One other argument touted by the liberalization lobby is that in case you allow free imports, the foreigners, particularly the group of seven nations, can also be persuaded to allow our exports to enter their countries to a greater extent, thereby raising our share in world exports. Do these people ever care to look at the nitty-gritty statistics that are available?
During the quinquennium, 1950-55, India's average share in world exports was 1.64 per cent; at the end of the great decade of globalization, this share has shrunk to 0.62 per cent. Similarly, in the mid-fifties, the share of exports to the G-7 countries was more than 53 per cent of our total exports; this share has declined to around 46 per cent in the decade of freedom. These data have not been invented, but are mentioned in a recent publication of the department of economic analysis and policy, Reserve Bank of India.
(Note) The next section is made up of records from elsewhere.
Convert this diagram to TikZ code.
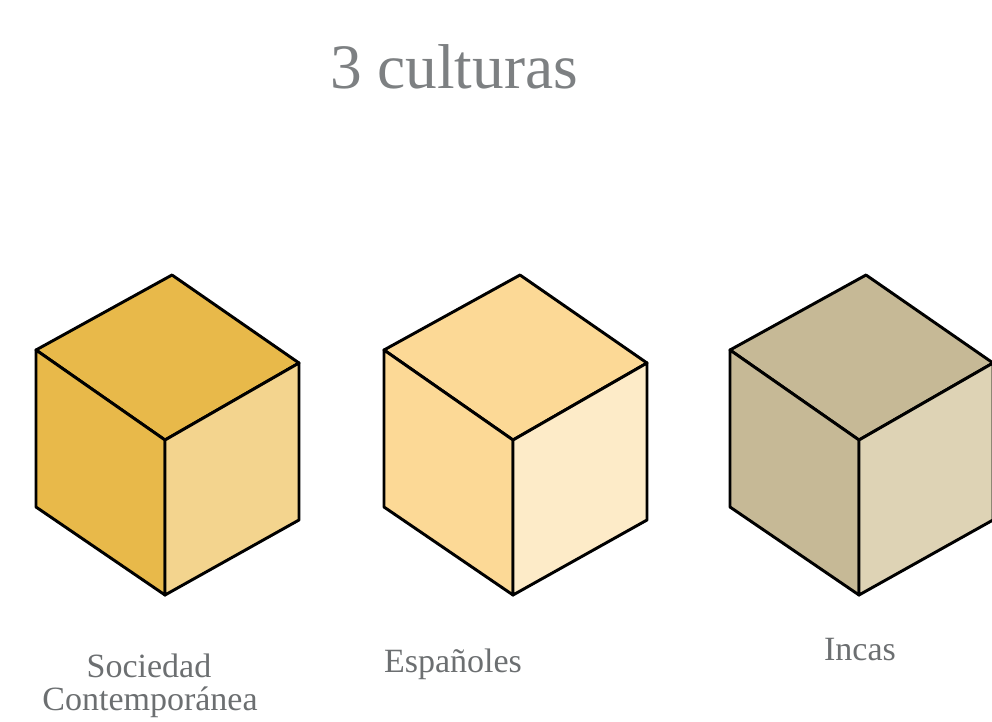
\documentclass[tikz,border=0pt]{standalone}
\usepackage{fontspec}
\setmainfont{Liberation Serif}
\usepackage{tikz}
\definecolor{titleG}{RGB}{125,128,130}
\definecolor{labelG}{RGB}{108,111,113}
\definecolor{sociedadD}{RGB}{232,185,74}
\definecolor{sociedadL}{RGB}{243,212,142}
\definecolor{espanaD}{RGB}{252,217,150}
\definecolor{espanaL}{RGB}{253,235,200}
\definecolor{incaD}{RGB}{198,185,150}
\definecolor{incaL}{RGB}{222,211,181}

\begin{document}
\begin{tikzpicture}[x=0.75pt, y=-0.75pt,
  face/.style={draw=black, line width=2.2pt, line join=round},
  ttl/.style={font=\fontsize{47.5}{50}\selectfont, text=titleG, anchor=base},
  lbl/.style={font=\fontsize{25.5}{24.75}\selectfont, text=labelG, anchor=base, align=center}]
  \useasboundingbox (0,0) rectangle (992,721);
  \clip (0,0) rectangle (992,721);
  % three cubes: centre vertex x, dark face, light face
  \foreach \cx/\dk/\lt in {165/sociedadD/sociedadL, 513/espanaD/espanaL, 859/incaD/incaL}{
    \coordinate (c) at (\cx,440);
    \filldraw[face, fill=\dk] (c) -- ++(-129,-90) -- ++(136,-75) -- ++(127,88) -- cycle;
    \filldraw[face, fill=\dk] (c) -- ++(-129,-90) -- ++(0,157) -- ++(129,88) -- cycle;
    \filldraw[face, fill=\lt] (c) -- ++(134,-77) -- ++(0,157) -- ++(-134,75) -- cycle;
  }
  \node[ttl] (title) at (454,88) {3 culturas};
  \node[lbl] (soc) at (149,677) {Sociedad};
  \node[lbl] (con) at (150,710) {Contemporánea};
  \node[lbl] (esp) at (453,672) {Españoles};
  \node[lbl] (inc) at (860,660) {Incas};
\end{tikzpicture}
\end{document}
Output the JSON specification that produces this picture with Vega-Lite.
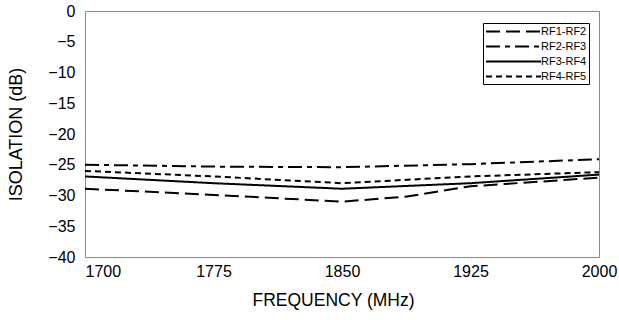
{
  "$schema": "https://vega.github.io/schema/vega-lite/v6.json",
  "width": 514,
  "height": 246,
  "autosize": {"type": "none"},
  "padding": {"left": 85, "top": 11, "right": 20, "bottom": 63},
  "background": "white",
  "config": {
    "font": "Liberation Sans",
    "view": {"stroke": "#888888", "strokeWidth": 1}
  },
  "data": {
    "values": [
      {"freq": 1700, "iso": -28.9, "series": "RF1-RF2"},
      {"freq": 1775, "iso": -29.9, "series": "RF1-RF2"},
      {"freq": 1850, "iso": -31.0, "series": "RF1-RF2"},
      {"freq": 1887, "iso": -30.2, "series": "RF1-RF2"},
      {"freq": 1925, "iso": -28.5, "series": "RF1-RF2"},
      {"freq": 2000, "iso": -27.1, "series": "RF1-RF2"},
      {"freq": 1700, "iso": -25.0, "series": "RF2-RF3"},
      {"freq": 1775, "iso": -25.3, "series": "RF2-RF3"},
      {"freq": 1850, "iso": -25.4, "series": "RF2-RF3"},
      {"freq": 1925, "iso": -24.9, "series": "RF2-RF3"},
      {"freq": 2000, "iso": -24.1, "series": "RF2-RF3"},
      {"freq": 1700, "iso": -26.9, "series": "RF3-RF4"},
      {"freq": 1775, "iso": -28.0, "series": "RF3-RF4"},
      {"freq": 1850, "iso": -28.9, "series": "RF3-RF4"},
      {"freq": 1925, "iso": -28.0, "series": "RF3-RF4"},
      {"freq": 2000, "iso": -26.6, "series": "RF3-RF4"},
      {"freq": 1700, "iso": -26.0, "series": "RF4-RF5"},
      {"freq": 1775, "iso": -26.9, "series": "RF4-RF5"},
      {"freq": 1850, "iso": -28.0, "series": "RF4-RF5"},
      {"freq": 1925, "iso": -26.9, "series": "RF4-RF5"},
      {"freq": 2000, "iso": -26.2, "series": "RF4-RF5"}
    ]
  },
  "mark": {"type": "line", "color": "black", "strokeWidth": 2},
  "encoding": {
    "x": {
      "field": "freq",
      "type": "quantitative",
      "scale": {"domain": [1700, 2000], "nice": false, "zero": false},
      "axis": {
        "title": "FREQUENCY (MHz)",
        "values": [1700, 1775, 1850, 1925, 2000],
        "format": "d",
        "grid": false,
        "ticks": false,
        "domain": false,
        "labelFontSize": 16,
        "labelColor": "black",
        "labelPadding": 6,
        "labelAlign": {"expr": "datum.value === 1700 ? 'left' : 'center'"},
        "titleFontSize": 17.5,
        "titleFontWeight": "normal",
        "titleColor": "black",
        "titlePadding": 12,
        "titleX": 248
      }
    },
    "y": {
      "field": "iso",
      "type": "quantitative",
      "scale": {"domain": [-40, 0], "nice": false},
      "axis": {
        "title": "ISOLATION (dB)",
        "values": [-40, -35, -30, -25, -20, -15, -10, -5, 0],
        "grid": false,
        "ticks": false,
        "domain": false,
        "labelFontSize": 16,
        "labelColor": "black",
        "labelPadding": 10,
        "titleFontSize": 18,
        "titleFontWeight": "normal",
        "titleColor": "black",
        "titleX": -60
      }
    },
    "strokeDash": {
      "field": "series",
      "type": "nominal",
      "scale": {
        "domain": ["RF1-RF2", "RF2-RF3", "RF3-RF4", "RF4-RF5"],
        "range": [[14, 6], [14, 5, 5, 5], [1, 0], [6, 4]]
      },
      "legend": {
        "title": null,
        "orient": "none",
        "legendX": 398,
        "legendY": 12,
        "padding": 2,
        "strokeColor": "black",
        "fillColor": "white",
        "symbolType": "M-1,0H9",
        "symbolSize": 121,
        "symbolStrokeWidth": 2,
        "symbolStrokeColor": "black",
        "symbolFillColor": "transparent",
        "labelFontSize": 11,
        "labelColor": "black",
        "labelOffset": 43,
        "rowPadding": 3
      }
    }
  }
}
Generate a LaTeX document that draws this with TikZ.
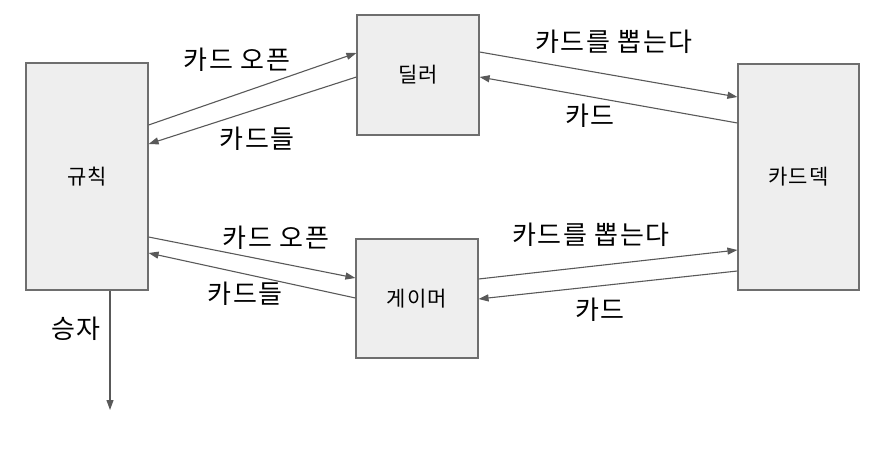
\documentclass[tikz,border=0pt]{standalone}
\usepackage{fontspec}
\newfontfamily\kr[LetterSpace=6]{Noto Sans CJK KR}
\usetikzlibrary{arrows.meta}

\definecolor{boxfill}{HTML}{EEEEEE}
\definecolor{boxline}{HTML}{6E6E6E}
\definecolor{arrline}{HTML}{595959}

\tikzset{
  box/.style={draw=boxline, fill=boxfill, line width=1.2pt, inner sep=0pt,
              font=\kr\fontsize{21}{24}\selectfont},
  flow/.style={->, draw=arrline, line width=1.1pt},
  lbl/.style={font=\kr\fontsize{26}{30}\selectfont, inner sep=0pt}
}

\begin{document}
\begin{tikzpicture}[x=1pt,y=-1pt,>={Triangle[length=10pt,width=7pt]}]

  \useasboundingbox (0,0) rectangle (891,452);

  \begin{scope}   % bloky

    \node[box, minimum width=122pt, minimum height=227pt] (rules)  at (87,176.5)  {규칙};
    \node[box, minimum width=122pt, minimum height=120pt] (dealer) at (418,75)    {딜러};
    \node[box, minimum width=122pt, minimum height=119pt] (gamer)  at (417,298.5) {게이머};
    \node[box, minimum width=121pt, minimum height=226pt] (deck)   at (798.5,177) {카드덱};

  \end{scope}

  \begin{scope}   % sipky nahore

    \draw[flow] (rules.east |- 0,125) -- (dealer.west |- 0,53);
    \draw[flow] (dealer.west |- 0,77) -- (rules.east |- 0,144);
    \draw[flow] (dealer.east |- 0,52) -- (deck.west |- 0,97);
    \draw[flow] (deck.west |- 0,123)  -- (dealer.east |- 0,77);

    \node[lbl] (open1) at (237,60)  {카드 오픈};
    \node[lbl] (cards1) at (257,139) {카드들};
    \node[lbl] (draw1) at (614,42)  {카드를 뽑는다};
    \node[lbl] (card1) at (590,116) {카드};

  \end{scope}

  \begin{scope}   % sipky dole

    \draw[flow] (rules.east |- 0,237) -- (gamer.west |- 0,278);
    \draw[flow] (gamer.west |- 0,298) -- (rules.east |- 0,253);
    \draw[flow] (gamer.east |- 0,279) -- (deck.west |- 0,250);
    \draw[flow] (deck.west |- 0,271)  -- (gamer.east |- 0,299);

    \node[lbl] (open2) at (276,238)  {카드 오픈};
    \node[lbl] (cards2) at (245,294) {카드들};
    \node[lbl] (draw2) at (591,235)  {카드를 뽑는다};
    \node[lbl] (card2) at (600,310)  {카드};

  \end{scope}

  % vitez
  \coordinate (winner) at (110,410);
  \draw[flow] (rules.south -| winner) -- (winner);
  \node[lbl] (winlbl) at (76,329) {승자};

\end{tikzpicture}
\end{document}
Let us consider some other facts. India's exports were of the order of $18.5 billion in the year immediately preceding the introduction of the records, that is in 1990-91. This magnitude had advanced to $38.5 billion in 1999-2000, the latest year for which data are available.
In contrast, imports were $27.9 billion in 1990-91 and advanced to $ 55.4 billion in 1999-2000, which means that over the decade of expanding free trade, our trade deficit had nearly doubled.
The situation is likely to be far, far worse in the coming decade. The retort will be, "What do we care? We have $ 40 billion worth of foreign exchange reserves to tackle any balance of payments that might arise. But we also have NRI deposits worth $23 billion which are repatriable on demand; there are, besides, three billion dollars of portfolio investments which could flow out of the country at a moment's notice. On top of all that, the country's external debt is in the neighbourhood of $100 billion."
In such matters, any meaningful exchange of views with the decision-makers is quite impossible. They are determined not to look at facts. They will not take into account the hardship countrymen are to be subjected to because of the frightful import policy they have announced. The bulk of these decision-makers, if not all, belong to the thin stratum of society at the top. If a cataclysm strikes the country, their foreign friends, they firmly believe, will bail them out; let the rest of the nation drown, nobody need bother to save them.
Those in power, some will maintain, are not altogether heartless. Have not the government mentioned a "war room" where a monitoring committee will sit, watch the effects of the new policy and, where necessary, take ameliorative measures? Has not the government also proposed new legislation to stiffen anti-dumping measures for protecting our producers?
These are, alas, all eyewash: once the great surrender has been effected, any pro-producer measure our government may contemplate will be subject to WTO rules, which are stern in the extreme. Rest assured, the WTO will also insist on the rapid demolition of tariff walls.
But ordinary folk should still feel buoyant. They can drown their sorrow in Scotch whisky, now freely available in the country.